Backed by President Donald Trump, the GOP is attempting to overhaul the tax system in the United States, and it is very close to achieving this feat. Both House and Senate Republicans passed the Tax Cuts and Jobs Bill, and now it is set to move to a joint committee so differences can be reconciled. From there, the bill moves to the desk of President Trump for signing. By restructuring tax brackets and cutting taxes, the House’s plan aims to stimulate economic growth. Whether it can truly achieve that growth, however, is uncertain.
Under the current proposal, the seven existing tax brackets will be consolidated into four, with taxpayers contributing 12, 25, 35, or 39.6 percent of their incomes. This, however, ultimately lowers collected tax revenues, as a wider range of incomes are included in each bracket. The plan also eliminates certain tax credits and limits mortgage deductions.

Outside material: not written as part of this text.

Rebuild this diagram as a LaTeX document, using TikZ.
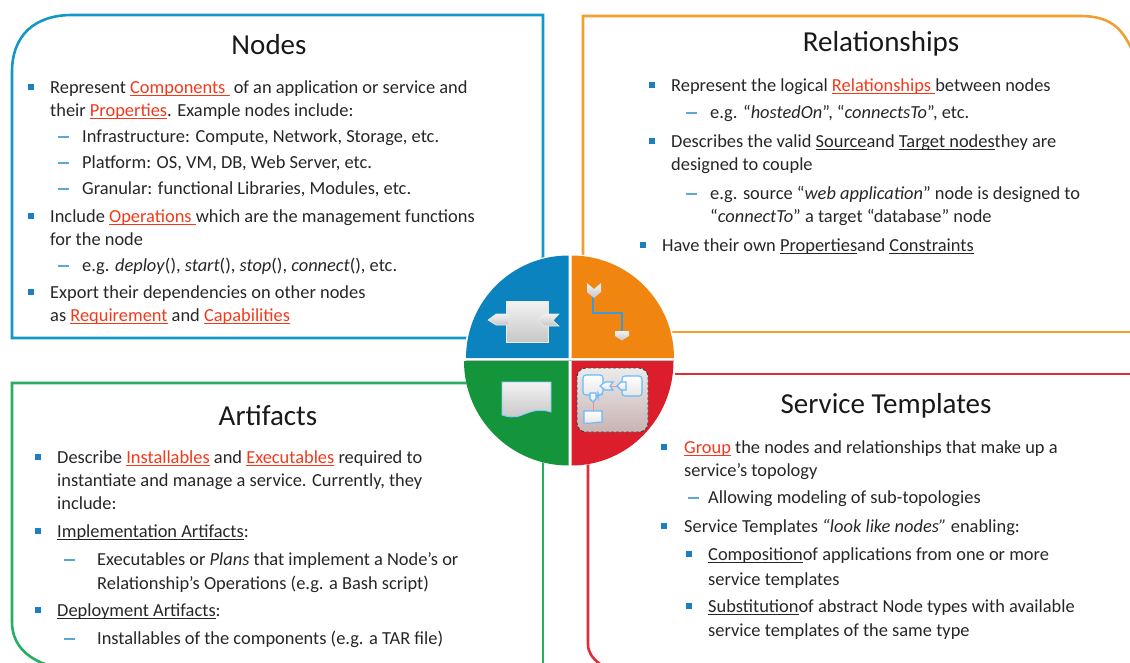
\documentclass[tikz,border=0pt]{standalone}
\usepackage{fontspec}
\setmainfont{Carlito}
\definecolor{cblue}{HTML}{1298C8}
\definecolor{corange}{HTML}{F0A030}
\definecolor{cgreen}{HTML}{27AE5E}
\definecolor{cred}{HTML}{DF2E38}
\definecolor{qblue}{HTML}{0A83BE}
\definecolor{qorange}{HTML}{F0850F}
\definecolor{qgreen}{HTML}{14953C}
\definecolor{qred}{HTML}{DC1E2C}
\definecolor{bul}{HTML}{1B7FC1}
\definecolor{dsh}{HTML}{5AA7D8}
\definecolor{rtxt}{HTML}{F03A1C}
\definecolor{btxt}{HTML}{262626}
\newcommand\ulk[1]{\setbox0\hbox{#1}\rlap{\rule[-2.6pt]{\wd0}{0.9pt}}\box0}
\newcommand\rdu[1]{{\color{rtxt}\ulk{#1}}}
\tikzset{
  tx/.style={anchor=base west,inner sep=0pt,text=btxt,font=\fontsize{18.4}{22}\selectfont},
  ttl/.style={anchor=center,inner sep=0pt,text=black!90,font=\fontsize{29}{34}\selectfont},
  frame/.style={line width=2.6pt,line cap=butt},
  bulb/.style={fill=bul,draw=none,minimum size=6pt,inner sep=0pt,rectangle},
  dashk/.style={draw=dsh,line width=1.5pt},
  icon/.style={top color=white!95!black,bottom color=black!22},
  cyanl/.style={draw=cyan!70!blue!80,line width=2.6pt},
  smallic/.style={top color=white,bottom color=black!10,draw=blue!45!cyan!60,line width=1.1pt},
}
\begin{document}
\begin{tikzpicture}[x=1pt,y=-1pt]
\useasboundingbox (0,0) rectangle (1130,662);
\clip (0,0) rectangle (1130,662);
% frames
\draw[frame,cblue] (480,338) -- (12,338) -- (12,72) .. controls (12,35) and (35,15) .. (72,15) -- (543,15) -- (543,290);
\draw[frame,corange] (583,270) -- (583,16) -- (1080,16) .. controls (1110,16) and (1122,28) .. (1132,50);
\draw[frame,corange] (660,332) -- (1132,332);
\draw[frame,cgreen] (480,383) -- (12,383) -- (12,622) .. controls (12,645) and (28,658) .. (45,664);
\draw[frame,cgreen] (543,450) -- (543,664);
\draw[frame,cred] (660,374) -- (1132,374);
\draw[frame,cred] (588,450) -- (588,644) .. controls (588,652) and (592,658) .. (600,664);
% disc
\fill[white] (570,360) circle (106);
\fill[black!25] (466,359.5) rectangle (674,360.5);
\fill[qblue] (568.5,358) -- (466,358) arc[start angle=180,end angle=90,x radius=102.5,y radius=-102.5] -- cycle;
\fill[qorange] (571.5,358) -- (571.5,255.5) arc[start angle=90,end angle=0,x radius=102.5,y radius=-102.5] -- cycle;
\fill[qgreen] (568.5,361) -- (568.5,465.5) arc[start angle=90,end angle=180,x radius=104.5,y radius=104.5] -- cycle;
\fill[qred] (571.5,361) -- (673.5,361) arc[start angle=0,end angle=90,x radius=102,y radius=104.5] -- cycle;
% node icon
\path[icon,draw=black!8,line width=.6pt] (506,301) rectangle (548,342);
\path[icon,draw=black!8,line width=.6pt] (488,320) -- (496,314) -- (509,314) -- (509,325) -- (496,325) -- cycle;
\path[icon,draw=black!8,line width=.6pt] (537,320) -- (544,314) -- (559,314) -- (553,320.5) -- (559,326) -- (544,326) -- cycle;
% relationship icon
\draw[cyanl] (593,296) -- (593,313) -- (622,313) -- (622,332);
\path[icon] (587,283) -- (594,289) -- (601,283) -- (601,292) -- (594,298) -- (587,292) -- cycle;
\path[icon] (615,331) -- (629,331) -- (629,336) -- (622,340.5) -- (615,336) -- cycle;
% artifact icon
\path[icon,draw=blue!40!cyan!50,line width=.9pt] (502,382) -- (551,382) -- (551,412) .. controls (538,408) and (530,412) .. (522,415) .. controls (515,418) and (508,417) .. (502,415) -- cycle;
% service template icon
\path[top color=white!92!black,bottom color=red!30!black!30,draw=black!75,densely dashed,line width=.9pt,rounded corners=9pt] (577,368) rectangle (648,432);
\draw[red!45,line width=.8pt] (610,386) -- (620,386);
\draw[red!45,line width=.8pt] (593,400) -- (593,411);
\path[smallic,rounded corners=3pt] (583,375) -- (603,375) -- (603,394) -- (598,396) -- (598,395) -- (583,395) -- cycle;
\path[smallic,rounded corners=3pt] (622,376) rectangle (642,396);
\path[smallic] (600,386) -- (605,382) -- (613,382) -- (610,386) -- (613,390) -- (605,390) -- cycle;
\path[smallic] (617,386) -- (621,382) -- (626,382) -- (626,390) -- (621,390) -- cycle;
\path[smallic] (590,393) -- (596,393) -- (596,399) -- (593,402) -- (590,399) -- cycle;
\path[smallic] (584,411) -- (602,411) -- (602,422) .. controls (596,422) and (590,424) .. (584,423) -- cycle;
% Nodes
\node[ttl] (t1) at (269,45) {Nodes};
\node[bulb] (b1a) at (30.5,87) {};
\node[tx] (n1) at (50,93) {Represent \rdu{Components } of an application or service and};
\node[tx] (n2) at (50,116) {their \rdu{Properties}. Example nodes include:};
\node[tx] (n3) at (82,142) {Infrastructure: Compute, Network, Storage, etc.};
\node[tx] (n4) at (82,168) {Platform: OS,  VM, DB, Web Server, etc.};
\node[tx] (n5) at (82,194) {Granular: functional Libraries, Modules, etc.};
\node[bulb] (b1b) at (30.5,216) {};
\node[tx] (n6) at (50,222) {Include \rdu{Operations }which are the management functions};
\node[tx] (n7) at (50,245) {for the node};
\node[tx] (n8) at (82,271) {e.g. \textit{deploy}(), \textit{start}(), \textit{stop}(), \textit{connect}(), etc.};
\node[bulb] (b1c) at (30.5,292) {};
\node[tx] (n9) at (50,298) {Export their dependencies on other nodes};
\node[tx] (n10) at (50,321) {as \rdu{Requirement} and \rdu{Capabilities}};
\draw[dashk] (58,137) -- (69,137);
\draw[dashk] (58,163) -- (69,163);
\draw[dashk] (58,189) -- (69,189);
\draw[dashk] (58,266) -- (69,266);
% Relationships
\node[ttl] (t2) at (881,44) {Relationships};
\node[bulb] (b2a) at (652,85) {};
\node[tx] (r1) at (671,91) {Represent the logical \rdu{Relationships }between nodes};
\node[tx] (r2) at (710,118) {e.g. “\textit{hostedOn}”, “\textit{connectsTo}”, etc.};
\node[bulb] (b2b) at (652,141) {};
\node[tx] (r3) at (671,147) {Describes the valid \ulk{Source} and \ulk{Target nodes} they are};
\node[tx] (r4) at (671,170) {designed to couple};
\node[tx] (r5) at (710,199) {e.g. source “\textit{web application}” node is designed to};
\node[tx] (r6) at (710,222) {“\textit{connectTo}” a target “database” node};
\node[bulb] (b2c) at (643,245) {};
\node[tx] (r7) at (662,251) {Have their own \ulk{Properties} and \ulk{Constraints}};
\draw[dashk] (686,113) -- (697,113);
\draw[dashk] (686,194) -- (697,194);
% Artifacts
\node[ttl] (t3) at (268,416) {Artifacts};
\node[bulb] (b3a) at (38,457) {};
\node[tx] (a1) at (57,463) {Describe \rdu{Installables} and \rdu{Executables} required to};
\node[tx] (a2) at (57,486) {instantiate and manage a service.  Currently, they};
\node[tx] (a3) at (57,509) {include:};
\node[bulb] (b3b) at (38,531) {};
\node[tx] (a4) at (57,537) {\ulk{Implementation Artifacts}:};
\node[tx] (a5) at (97,565) {Executables or \textit{Plans} that implement a Node’s or};
\node[tx] (a6) at (97,589) {Relationship’s Operations (e.g. a Bash script)};
\node[bulb] (b3c) at (38,610) {};
\node[tx] (a7) at (57,616) {\ulk{Deployment Artifacts}:};
\node[tx] (a8) at (97,644) {Installables of the components (e.g. a TAR file)};
\draw[dashk] (64,560) -- (75,560);
\draw[dashk] (64,639) -- (75,639);
% Service Templates
\node[ttl] (t4) at (886,406) {Service Templates};
\node[bulb] (b4a) at (664,447) {};
\node[tx] (s1) at (684,453) {\rdu{Group} the nodes and relationships that make up a};
\node[tx] (s2) at (684,476) {service’s topology};
\node[tx] (s3) at (708,503) {Allowing modeling of sub-topologies};
\node[bulb] (b4b) at (664,526) {};
\node[tx] (s4) at (684,532) {Service Templates \textit{“look like nodes”} enabling:};
\node[bulb] (b4c) at (689,554) {};
\node[tx] (s5) at (708,560) {\ulk{Composition} of applications from one or more};
\node[tx] (s6) at (708,585) {service templates};
\node[bulb] (b4d) at (689,606) {};
\node[tx] (s7) at (708,612) {\ulk{Substitution} of abstract Node types with available};
\node[tx] (s8) at (708,636) {service templates of the same type};
\draw[dashk] (688,498) -- (699,498);
\end{tikzpicture}
\end{document}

Corporations would still have to pay the highest combined rate of 39.6 percent. However, rates for “pass-through” businesses, such as sole proprietorships, partnerships, and S corporations would be reduced to 20 percent. While most pass-through business are small, many are, in fact, large corporations.
Cutting taxes, in theory, should stimulate job growth. The GOP believes these cuts will have a “trickle-down effect,” incentivizing corporations to hire more workers and increase investment spending. The plan also proposes preferential rates for investment income, which mainly benefits households that make $200,000 to $1 million per year.
However, with the Fed signaling to raise rates this December, it remains to be seen how much impact this tax plan would really have. Raising rates makes the cost of borrowing higher, therefore incentivizing saving. Thus, raised rates slow down spending and consequently, the economy. However, tax cuts are thought to boost the economy by stimulating spending—in stark contrast with the Fed’s intended monetary policy. Thus, the effect of the tax plan is ambiguous at best.
Another concern is government debt. The government intends to cut taxes but has no clear plan to cut spending, leading to a greater budget deficit in the short-term, adding to the almost $21 trillion of U.S. debt. In their new plan, House Republicans have tried to limit the growth in debt by including a provision that caps the debt increase at $1.5 trillion.
Overall, whether the tax plan is a viable solution for stimulating the economy is questionable at best. While it seems to benefit businesses, the impact it would have on the federal budget balance is quite significant. Focus now moves to the committee responsible for reconciling the bills. If the bill makes it through, corporations will receive a holiday gift in the form of tax cuts.